The high visibility of the national competitions, plus the strong fan base of beauty pageants — some groups hold beauty pageant viewing parties when Miss Universe comes up in the same way that men might hold football viewing parties — make pageantry a launching pad for a modeling or showbiz career. To girls from the rural provinces, being a beauty pageant contestant is considered a possible one-way ticket to a better life.

Along the way though, contestants have to endure an environment where sexual predators roam and where people of authority either enable the harassment or turn a blind eye to it and accept it as part of the business.

CJ Hirro has enumerated the many ways contestants are vulnerable to exploitation and has been very vocal about the need to make the industry safe.

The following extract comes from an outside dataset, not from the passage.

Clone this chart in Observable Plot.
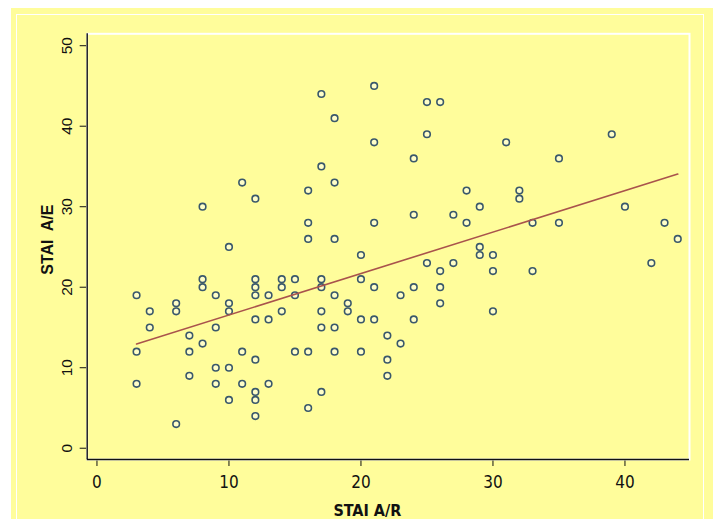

The handlers can easily exploit their situation a handler is the person who acts as manager or scout and plays the vital role of connecting candidates to designers and beauty and skin salons, and provides them with accommodation during competitions. All of this costs money and while most handlers will recover the cost by taking a commission from legitimate work that they can book for their talent (modeling jobs, commercials), Hirro explains, “There are some who use this set-up to take advantage of their talents, either for themselves, or through indecent marketing for sponsorships.”

The second issue is the organizers and sponsors.

Sponsors are also not always above board. They are supposed to provide cash, gift certificates, transport and venues for pre-pageant activities or accommodation to cover the costs of mounting a pageant. But there are also what Hirro calls “silent sponsors” or moneyed individuals, who help fund pageants because they are friends with the organizers.

“They do not necessarily have a pageantry-related product to promote,” Hirro explains. This is where it becomes tricky.“ They have nothing to promote except themselves. So what do they do? They host private parties, and the candidates or winners are required to go. And most of the time, the media are not invited to these parties.”

“Aside from feeding these sponsors’ egos, what other purpose do these private parties serve? Nothing. They just become venues for candidates and winners to be exploited.”

Objectify or empower

Hirro is calling for a regulatory body like the Department of Tourism (because pageants also promote culture and art) to provide standards for the conduct of beauty pageants. The mandate of the regulatory body should include background checks on national pageant owners, a review and the right to approve or deny application to run a pageant, a review conduct of pre-pageant and post-pageant activities and an option for officials to monitor these activities.

“Organizers need to make money. But all the sponsors should be declared and should come with contracts, whether they are corporate or individual sponsors. Contracts should include limitations to a sponsor’s access. All sponsored events must be covered by the media,” Hirro proposes.

There has been a lot of discussion about beauty pageants being antiquated and sexist. Many critics argue that they objectify women rather than empower them. Alexa Villano, a reporter who has covered beauty pageants for four years now, believes that because of the premium put on physical appearance, such contests do objectify women but there is a shift in attitude.

“Judges are looking for a candidate who can serve as a spokesperson for the organization and for their advocacies. It’s like applying for a job.”

But she and others say that contestants should be able to work in an environment free from sexual coercion or harassment.